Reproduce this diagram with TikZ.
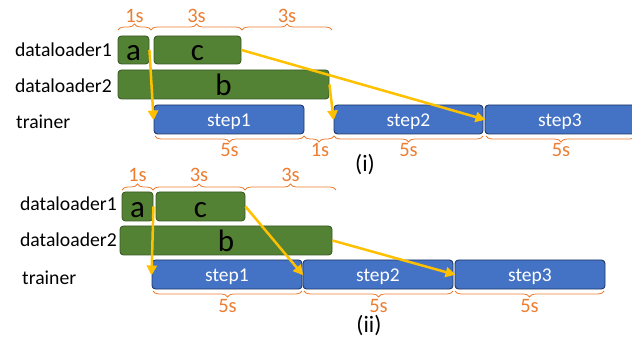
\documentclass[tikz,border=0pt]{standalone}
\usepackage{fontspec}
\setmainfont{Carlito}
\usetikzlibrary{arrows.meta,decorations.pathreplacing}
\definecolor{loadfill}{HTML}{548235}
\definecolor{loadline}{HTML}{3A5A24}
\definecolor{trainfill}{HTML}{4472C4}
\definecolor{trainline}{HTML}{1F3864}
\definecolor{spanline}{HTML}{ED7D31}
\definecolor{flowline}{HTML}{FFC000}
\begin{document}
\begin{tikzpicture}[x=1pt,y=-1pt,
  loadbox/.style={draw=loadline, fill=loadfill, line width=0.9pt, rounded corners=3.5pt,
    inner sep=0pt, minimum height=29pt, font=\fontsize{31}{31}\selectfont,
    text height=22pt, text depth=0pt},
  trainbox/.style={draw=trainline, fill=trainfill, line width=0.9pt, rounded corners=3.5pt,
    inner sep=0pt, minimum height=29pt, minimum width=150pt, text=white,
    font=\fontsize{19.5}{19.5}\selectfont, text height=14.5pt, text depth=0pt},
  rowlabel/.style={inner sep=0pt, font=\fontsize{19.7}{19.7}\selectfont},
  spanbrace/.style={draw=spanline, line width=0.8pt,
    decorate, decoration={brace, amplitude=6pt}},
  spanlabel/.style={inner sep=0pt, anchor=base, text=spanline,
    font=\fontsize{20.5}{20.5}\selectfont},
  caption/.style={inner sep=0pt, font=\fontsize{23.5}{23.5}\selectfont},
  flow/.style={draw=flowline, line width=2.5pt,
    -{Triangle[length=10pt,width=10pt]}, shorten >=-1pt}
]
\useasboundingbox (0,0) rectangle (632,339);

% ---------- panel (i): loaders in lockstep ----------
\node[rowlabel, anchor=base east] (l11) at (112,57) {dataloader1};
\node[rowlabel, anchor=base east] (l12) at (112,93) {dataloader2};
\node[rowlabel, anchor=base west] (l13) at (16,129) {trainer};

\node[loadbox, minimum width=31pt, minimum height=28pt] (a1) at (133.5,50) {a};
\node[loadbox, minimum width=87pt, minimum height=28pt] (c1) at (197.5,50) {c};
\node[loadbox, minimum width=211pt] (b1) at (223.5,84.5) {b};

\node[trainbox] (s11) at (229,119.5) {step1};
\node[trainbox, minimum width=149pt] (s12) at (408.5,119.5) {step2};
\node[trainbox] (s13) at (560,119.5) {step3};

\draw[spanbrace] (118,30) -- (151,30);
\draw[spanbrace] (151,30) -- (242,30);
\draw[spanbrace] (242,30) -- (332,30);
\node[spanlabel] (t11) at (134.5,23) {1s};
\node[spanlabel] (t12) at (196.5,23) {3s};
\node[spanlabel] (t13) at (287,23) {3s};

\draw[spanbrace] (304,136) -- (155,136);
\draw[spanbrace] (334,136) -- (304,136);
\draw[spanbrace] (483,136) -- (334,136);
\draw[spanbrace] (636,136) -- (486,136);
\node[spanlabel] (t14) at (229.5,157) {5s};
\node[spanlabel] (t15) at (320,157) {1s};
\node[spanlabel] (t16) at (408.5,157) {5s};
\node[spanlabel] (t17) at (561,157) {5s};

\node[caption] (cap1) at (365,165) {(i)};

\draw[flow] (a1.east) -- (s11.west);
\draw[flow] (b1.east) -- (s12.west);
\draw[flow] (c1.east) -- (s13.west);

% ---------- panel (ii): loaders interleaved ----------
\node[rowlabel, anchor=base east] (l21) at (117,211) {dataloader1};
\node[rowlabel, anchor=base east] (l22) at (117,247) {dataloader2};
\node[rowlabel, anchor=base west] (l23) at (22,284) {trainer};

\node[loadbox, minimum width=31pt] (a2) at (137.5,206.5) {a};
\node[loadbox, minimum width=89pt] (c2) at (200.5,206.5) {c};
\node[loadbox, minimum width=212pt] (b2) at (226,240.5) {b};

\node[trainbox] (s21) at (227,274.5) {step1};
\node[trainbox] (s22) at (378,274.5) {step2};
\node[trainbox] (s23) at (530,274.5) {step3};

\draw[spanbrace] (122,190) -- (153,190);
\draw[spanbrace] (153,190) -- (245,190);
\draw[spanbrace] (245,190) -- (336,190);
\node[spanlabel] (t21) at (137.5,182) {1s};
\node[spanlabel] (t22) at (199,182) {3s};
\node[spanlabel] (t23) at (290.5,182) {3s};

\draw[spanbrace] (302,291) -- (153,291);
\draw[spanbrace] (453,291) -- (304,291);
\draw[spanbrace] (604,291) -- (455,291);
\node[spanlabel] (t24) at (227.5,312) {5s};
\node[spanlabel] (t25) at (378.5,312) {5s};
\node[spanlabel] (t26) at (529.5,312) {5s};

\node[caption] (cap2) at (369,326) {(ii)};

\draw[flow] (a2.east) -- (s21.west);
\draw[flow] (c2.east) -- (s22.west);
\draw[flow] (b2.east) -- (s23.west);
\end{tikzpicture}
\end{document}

◇ ◇ ◇ ◇

## EXERCISE DIRECTIONS
Print out the whole of the material word for word, without pictures.

## RESPONSE TO THE EXERCISE
Reproduce this diagram with TikZ.
\documentclass[tikz,border=0pt]{standalone}
\usepackage{fontspec}
\setmainfont{Carlito}
\usetikzlibrary{arrows.meta,decorations.pathreplacing}
\definecolor{loadfill}{HTML}{548235}
\definecolor{loadline}{HTML}{3A5A24}
\definecolor{trainfill}{HTML}{4472C4}
\definecolor{trainline}{HTML}{1F3864}
\definecolor{spanline}{HTML}{ED7D31}
\definecolor{flowline}{HTML}{FFC000}
\begin{document}
\begin{tikzpicture}[x=1pt,y=-1pt,
  loadbox/.style={draw=loadline, fill=loadfill, line width=0.9pt, rounded corners=3.5pt,
    inner sep=0pt, minimum height=29pt, font=\fontsize{31}{31}\selectfont,
    text height=22pt, text depth=0pt},
  trainbox/.style={draw=trainline, fill=trainfill, line width=0.9pt, rounded corners=3.5pt,
    inner sep=0pt, minimum height=29pt, minimum width=150pt, text=white,
    font=\fontsize{19.5}{19.5}\selectfont, text height=14.5pt, text depth=0pt},
  rowlabel/.style={inner sep=0pt, font=\fontsize{19.7}{19.7}\selectfont},
  spanbrace/.style={draw=spanline, line width=0.8pt,
    decorate, decoration={brace, amplitude=6pt}},
  spanlabel/.style={inner sep=0pt, anchor=base, text=spanline,
    font=\fontsize{20.5}{20.5}\selectfont},
  caption/.style={inner sep=0pt, font=\fontsize{23.5}{23.5}\selectfont},
  flow/.style={draw=flowline, line width=2.5pt,
    -{Triangle[length=10pt,width=10pt]}, shorten >=-1pt}
]
\useasboundingbox (0,0) rectangle (632,339);

% ---------- panel (i): loaders in lockstep ----------
\node[rowlabel, anchor=base east] (l11) at (112,57) {dataloader1};
\node[rowlabel, anchor=base east] (l12) at (112,93) {dataloader2};
\node[rowlabel, anchor=base west] (l13) at (16,129) {trainer};

\node[loadbox, minimum width=31pt, minimum height=28pt] (a1) at (133.5,50) {a};
\node[loadbox, minimum width=87pt, minimum height=28pt] (c1) at (197.5,50) {c};
\node[loadbox, minimum width=211pt] (b1) at (223.5,84.5) {b};

\node[trainbox] (s11) at (229,119.5) {step1};
\node[trainbox, minimum width=149pt] (s12) at (408.5,119.5) {step2};
\node[trainbox] (s13) at (560,119.5) {step3};

\draw[spanbrace] (118,30) -- (151,30);
\draw[spanbrace] (151,30) -- (242,30);
\draw[spanbrace] (242,30) -- (332,30);
\node[spanlabel] (t11) at (134.5,23) {1s};
\node[spanlabel] (t12) at (196.5,23) {3s};
\node[spanlabel] (t13) at (287,23) {3s};

\draw[spanbrace] (304,136) -- (155,136);
\draw[spanbrace] (334,136) -- (304,136);
\draw[spanbrace] (483,136) -- (334,136);
\draw[spanbrace] (636,136) -- (486,136);
\node[spanlabel] (t14) at (229.5,157) {5s};
\node[spanlabel] (t15) at (320,157) {1s};
\node[spanlabel] (t16) at (408.5,157) {5s};
\node[spanlabel] (t17) at (561,157) {5s};

\node[caption] (cap1) at (365,165) {(i)};

\draw[flow] (a1.east) -- (s11.west);
\draw[flow] (b1.east) -- (s12.west);
\draw[flow] (c1.east) -- (s13.west);

% ---------- panel (ii): loaders interleaved ----------
\node[rowlabel, anchor=base east] (l21) at (117,211) {dataloader1};
\node[rowlabel, anchor=base east] (l22) at (117,247) {dataloader2};
\node[rowlabel, anchor=base west] (l23) at (22,284) {trainer};

\node[loadbox, minimum width=31pt] (a2) at (137.5,206.5) {a};
\node[loadbox, minimum width=89pt] (c2) at (200.5,206.5) {c};
\node[loadbox, minimum width=212pt] (b2) at (226,240.5) {b};

\node[trainbox] (s21) at (227,274.5) {step1};
\node[trainbox] (s22) at (378,274.5) {step2};
\node[trainbox] (s23) at (530,274.5) {step3};

\draw[spanbrace] (122,190) -- (153,190);
\draw[spanbrace] (153,190) -- (245,190);
\draw[spanbrace] (245,190) -- (336,190);
\node[spanlabel] (t21) at (137.5,182) {1s};
\node[spanlabel] (t22) at (199,182) {3s};
\node[spanlabel] (t23) at (290.5,182) {3s};

\draw[spanbrace] (302,291) -- (153,291);
\draw[spanbrace] (453,291) -- (304,291);
\draw[spanbrace] (604,291) -- (455,291);
\node[spanlabel] (t24) at (227.5,312) {5s};
\node[spanlabel] (t25) at (378.5,312) {5s};
\node[spanlabel] (t26) at (529.5,312) {5s};

\node[caption] (cap2) at (369,326) {(ii)};

\draw[flow] (a2.east) -- (s21.west);
\draw[flow] (c2.east) -- (s22.west);
\draw[flow] (b2.east) -- (s23.west);
\end{tikzpicture}
\end{document}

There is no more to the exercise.